■ **SHORT TASK**
Retype the whole listing verbatim and keep the pictures out of it.
— begin DATA SHOWN —
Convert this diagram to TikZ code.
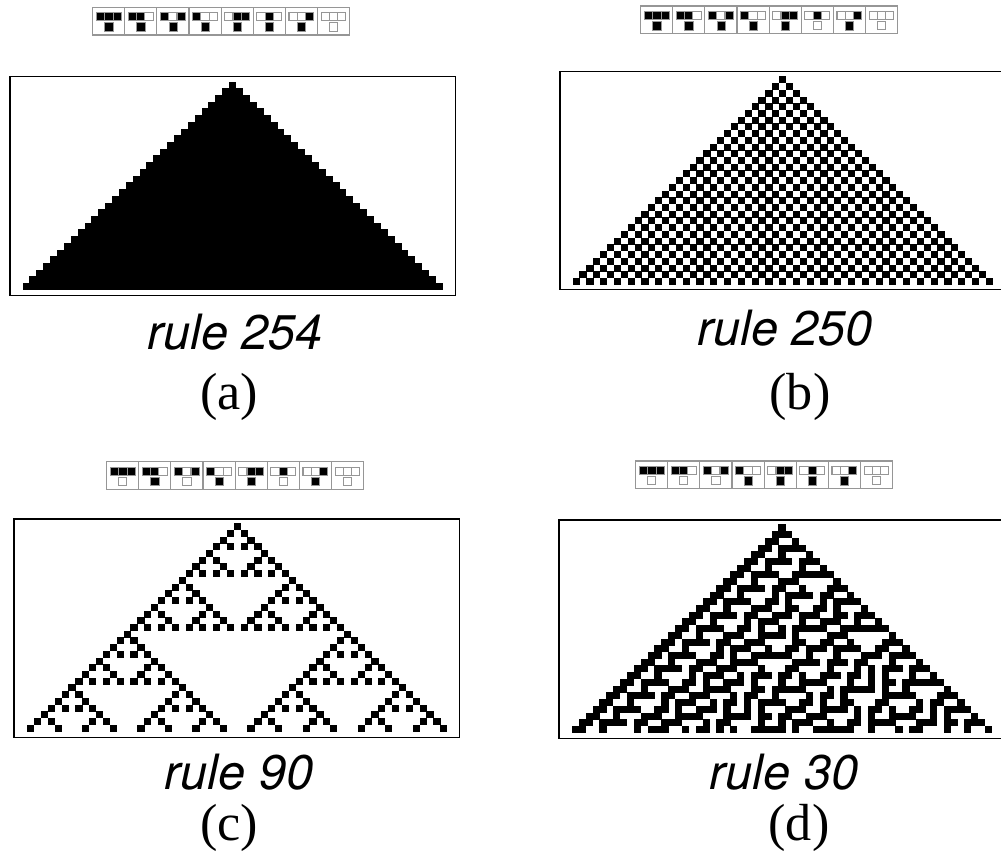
\documentclass[tikz,border=0pt]{standalone}
\usepackage{fontspec}
\setmainfont{Liberation Serif}
\newfontfamily\rulefont{TeX Gyre Heros}
\definecolor{iconStroke}{RGB}{150,150,150}
\colorlet{ink}{black}
\tikzset{
  frame/.style={draw=ink, line width=0.9pt},
  cellon/.style={fill=ink},
  iconbox/.style={draw=iconStroke, fill=white, line width=0.6pt},
  iconon/.style={fill=ink, draw=iconStroke, line width=0.3pt},
  iconoff/.style={fill=white, draw=iconStroke, line width=0.6pt},
  rulelabel/.style={anchor=base, inner sep=0pt, font=\rulefont\itshape\fontsize{27.7}{30}\selectfont},
  caption/.style={anchor=base, inner sep=0pt, font=\fontsize{29.7}{32}\selectfont}
}
\newcommand\CellW{6.885}
\newcommand\CellH{6.72}
\newcommand\CellPad{0.15}
% outputs of one rule, patterns 111 ... 000
\newcommand\SetRule[9]{%
  \expandafter\gdef\csname cab#1:7\endcsname{#2}%
  \expandafter\gdef\csname cab#1:6\endcsname{#3}%
  \expandafter\gdef\csname cab#1:5\endcsname{#4}%
  \expandafter\gdef\csname cab#1:4\endcsname{#5}%
  \expandafter\gdef\csname cab#1:3\endcsname{#6}%
  \expandafter\gdef\csname cab#1:2\endcsname{#7}%
  \expandafter\gdef\csname cab#1:1\endcsname{#8}%
  \expandafter\gdef\csname cab#1:0\endcsname{#9}%
}
\newcommand\CAget[3]{%
  \ifcsname ca#1:\the\numexpr#2\relax:\the\numexpr#3\relax\endcsname
    \csname ca#1:\the\numexpr#2\relax:\the\numexpr#3\relax\endcsname\else0\fi}
% rule icons: tag, left x, top y
\newcommand\RuleIcons[3]{%
  \foreach \slot/\pa/\pb/\pc in {0/1/1/1,1/1/1/0,2/1/0/1,3/1/0/0,4/0/1/1,5/0/1/0,6/0/0/1,7/0/0/0}{
    \draw[iconbox] ({#2+32.1*\slot},#3) rectangle ({#2+32.1*(\slot+1)},{#3+27.7});
    \foreach \j/\b in {0/\pa,1/\pb,2/\pc}{
      \ifnum\b=1
        \draw[iconon] ({#2+32.1*\slot+3.7+8.2*\j},{#3+5.4}) rectangle ++(8.2,8);
      \else
        \draw[iconoff] ({#2+32.1*\slot+3.7+8.2*\j},{#3+5.4}) rectangle ++(8.2,8);
      \fi
    }
    \ifnum\csname cab#1:\the\numexpr7-\slot\relax\endcsname=1
      \draw[iconon] ({#2+32.1*\slot+11.95},{#3+15.4}) rectangle ++(8.2,8.4);
    \else
      \draw[iconoff] ({#2+32.1*\slot+11.95},{#3+15.4}) rectangle ++(8.2,8.4);
    \fi
  }
}
% evolution: tag, apex centre x, top y
\newcommand\RunRule[3]{%
  \expandafter\gdef\csname ca#1:0:0\endcsname{1}%
  \fill[cellon] ({#2-0.5*\CellW-\CellPad},{#3-\CellPad}) rectangle ++({\CellW+2*\CellPad},{\CellH+2*\CellPad});
  \foreach \ry in {1,...,30}{
    \foreach \cx in {-30,...,30}{
      \expandafter\xdef\csname ca#1:\ry:\the\numexpr\cx\relax\endcsname{\csname cab#1:\the\numexpr4*\CAget{#1}{\ry-1}{\cx-1}+2*\CAget{#1}{\ry-1}{\cx}+\CAget{#1}{\ry-1}{\cx+1}\relax\endcsname}%
      \ifnum\CAget{#1}{\ry}{\cx}=1
        \fill[cellon] ({#2+(\cx-0.5)*\CellW-\CellPad},{#3+\ry*\CellH-\CellPad}) rectangle ++({\CellW+2*\CellPad},{\CellH+2*\CellPad});
      \fi
    }
  }
}
\SetRule{a}11111110
\SetRule{b}11111010
\SetRule{c}01011010
\SetRule{d}00011110

\begin{document}
\begin{tikzpicture}[x=0.02cm,y=-0.02cm]
  \useasboundingbox (0,0) rectangle (1001,858);
  \clip (0,0) rectangle (1001,858);

  % (a) rule 254
  \RuleIcons{a}{92.7}{7.3}
  \draw[frame] (9.8,76.5) rectangle (455.5,295.7);
  \RunRule{a}{232.7}{81.7}
  \node[rulelabel] (lbla) at (235,350) {rule 254};
  \node[caption] (capa) at (229,409) {(a)};

  % (b) rule 250
  \RuleIcons{b}{640.7}{6}
  \draw[frame] (1004,71.5) -- (560,71.5) -- (560,289.5) -- (1004,289.5);
  \RunRule{b}{782.7}{76.5}
  \node[rulelabel] (lblb) at (785,345) {rule 250};
  \node[caption] (capb) at (800,409) {(b)};

  % (c) rule 90
  \RuleIcons{c}{106.7}{461.7}
  \draw[frame] (14,518.8) rectangle (459.5,737.7);
  \RunRule{c}{237.3}{523.3}
  \node[rulelabel] (lblc) at (239,789) {rule 90};
  \node[caption] (capc) at (229,840) {(c)};

  % (d) rule 30
  \RuleIcons{d}{635.7}{461}
  \draw[frame] (1004,519.8) -- (559,519.8) -- (559,738.5) -- (1004,738.5);
  \RunRule{d}{782}{524.5}
  \node[rulelabel] (lbld) at (784,789) {rule 30};
  \node[caption] (capd) at (799,840) {(d)};
\end{tikzpicture}
\end{document}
— end DATA SHOWN —
■ **SOLUTION**
Convert this diagram to TikZ code.
\documentclass[tikz,border=0pt]{standalone}
\usepackage{fontspec}
\setmainfont{Liberation Serif}
\newfontfamily\rulefont{TeX Gyre Heros}
\definecolor{iconStroke}{RGB}{150,150,150}
\colorlet{ink}{black}
\tikzset{
  frame/.style={draw=ink, line width=0.9pt},
  cellon/.style={fill=ink},
  iconbox/.style={draw=iconStroke, fill=white, line width=0.6pt},
  iconon/.style={fill=ink, draw=iconStroke, line width=0.3pt},
  iconoff/.style={fill=white, draw=iconStroke, line width=0.6pt},
  rulelabel/.style={anchor=base, inner sep=0pt, font=\rulefont\itshape\fontsize{27.7}{30}\selectfont},
  caption/.style={anchor=base, inner sep=0pt, font=\fontsize{29.7}{32}\selectfont}
}
\newcommand\CellW{6.885}
\newcommand\CellH{6.72}
\newcommand\CellPad{0.15}
% outputs of one rule, patterns 111 ... 000
\newcommand\SetRule[9]{%
  \expandafter\gdef\csname cab#1:7\endcsname{#2}%
  \expandafter\gdef\csname cab#1:6\endcsname{#3}%
  \expandafter\gdef\csname cab#1:5\endcsname{#4}%
  \expandafter\gdef\csname cab#1:4\endcsname{#5}%
  \expandafter\gdef\csname cab#1:3\endcsname{#6}%
  \expandafter\gdef\csname cab#1:2\endcsname{#7}%
  \expandafter\gdef\csname cab#1:1\endcsname{#8}%
  \expandafter\gdef\csname cab#1:0\endcsname{#9}%
}
\newcommand\CAget[3]{%
  \ifcsname ca#1:\the\numexpr#2\relax:\the\numexpr#3\relax\endcsname
    \csname ca#1:\the\numexpr#2\relax:\the\numexpr#3\relax\endcsname\else0\fi}
% rule icons: tag, left x, top y
\newcommand\RuleIcons[3]{%
  \foreach \slot/\pa/\pb/\pc in {0/1/1/1,1/1/1/0,2/1/0/1,3/1/0/0,4/0/1/1,5/0/1/0,6/0/0/1,7/0/0/0}{
    \draw[iconbox] ({#2+32.1*\slot},#3) rectangle ({#2+32.1*(\slot+1)},{#3+27.7});
    \foreach \j/\b in {0/\pa,1/\pb,2/\pc}{
      \ifnum\b=1
        \draw[iconon] ({#2+32.1*\slot+3.7+8.2*\j},{#3+5.4}) rectangle ++(8.2,8);
      \else
        \draw[iconoff] ({#2+32.1*\slot+3.7+8.2*\j},{#3+5.4}) rectangle ++(8.2,8);
      \fi
    }
    \ifnum\csname cab#1:\the\numexpr7-\slot\relax\endcsname=1
      \draw[iconon] ({#2+32.1*\slot+11.95},{#3+15.4}) rectangle ++(8.2,8.4);
    \else
      \draw[iconoff] ({#2+32.1*\slot+11.95},{#3+15.4}) rectangle ++(8.2,8.4);
    \fi
  }
}
% evolution: tag, apex centre x, top y
\newcommand\RunRule[3]{%
  \expandafter\gdef\csname ca#1:0:0\endcsname{1}%
  \fill[cellon] ({#2-0.5*\CellW-\CellPad},{#3-\CellPad}) rectangle ++({\CellW+2*\CellPad},{\CellH+2*\CellPad});
  \foreach \ry in {1,...,30}{
    \foreach \cx in {-30,...,30}{
      \expandafter\xdef\csname ca#1:\ry:\the\numexpr\cx\relax\endcsname{\csname cab#1:\the\numexpr4*\CAget{#1}{\ry-1}{\cx-1}+2*\CAget{#1}{\ry-1}{\cx}+\CAget{#1}{\ry-1}{\cx+1}\relax\endcsname}%
      \ifnum\CAget{#1}{\ry}{\cx}=1
        \fill[cellon] ({#2+(\cx-0.5)*\CellW-\CellPad},{#3+\ry*\CellH-\CellPad}) rectangle ++({\CellW+2*\CellPad},{\CellH+2*\CellPad});
      \fi
    }
  }
}
\SetRule{a}11111110
\SetRule{b}11111010
\SetRule{c}01011010
\SetRule{d}00011110

\begin{document}
\begin{tikzpicture}[x=0.02cm,y=-0.02cm]
  \useasboundingbox (0,0) rectangle (1001,858);
  \clip (0,0) rectangle (1001,858);

  % (a) rule 254
  \RuleIcons{a}{92.7}{7.3}
  \draw[frame] (9.8,76.5) rectangle (455.5,295.7);
  \RunRule{a}{232.7}{81.7}
  \node[rulelabel] (lbla) at (235,350) {rule 254};
  \node[caption] (capa) at (229,409) {(a)};

  % (b) rule 250
  \RuleIcons{b}{640.7}{6}
  \draw[frame] (1004,71.5) -- (560,71.5) -- (560,289.5) -- (1004,289.5);
  \RunRule{b}{782.7}{76.5}
  \node[rulelabel] (lblb) at (785,345) {rule 250};
  \node[caption] (capb) at (800,409) {(b)};

  % (c) rule 90
  \RuleIcons{c}{106.7}{461.7}
  \draw[frame] (14,518.8) rectangle (459.5,737.7);
  \RunRule{c}{237.3}{523.3}
  \node[rulelabel] (lblc) at (239,789) {rule 90};
  \node[caption] (capc) at (229,840) {(c)};

  % (d) rule 30
  \RuleIcons{d}{635.7}{461}
  \draw[frame] (1004,519.8) -- (559,519.8) -- (559,738.5) -- (1004,738.5);
  \RunRule{d}{782}{524.5}
  \node[rulelabel] (lbld) at (784,789) {rule 30};
  \node[caption] (capd) at (799,840) {(d)};
\end{tikzpicture}
\end{document}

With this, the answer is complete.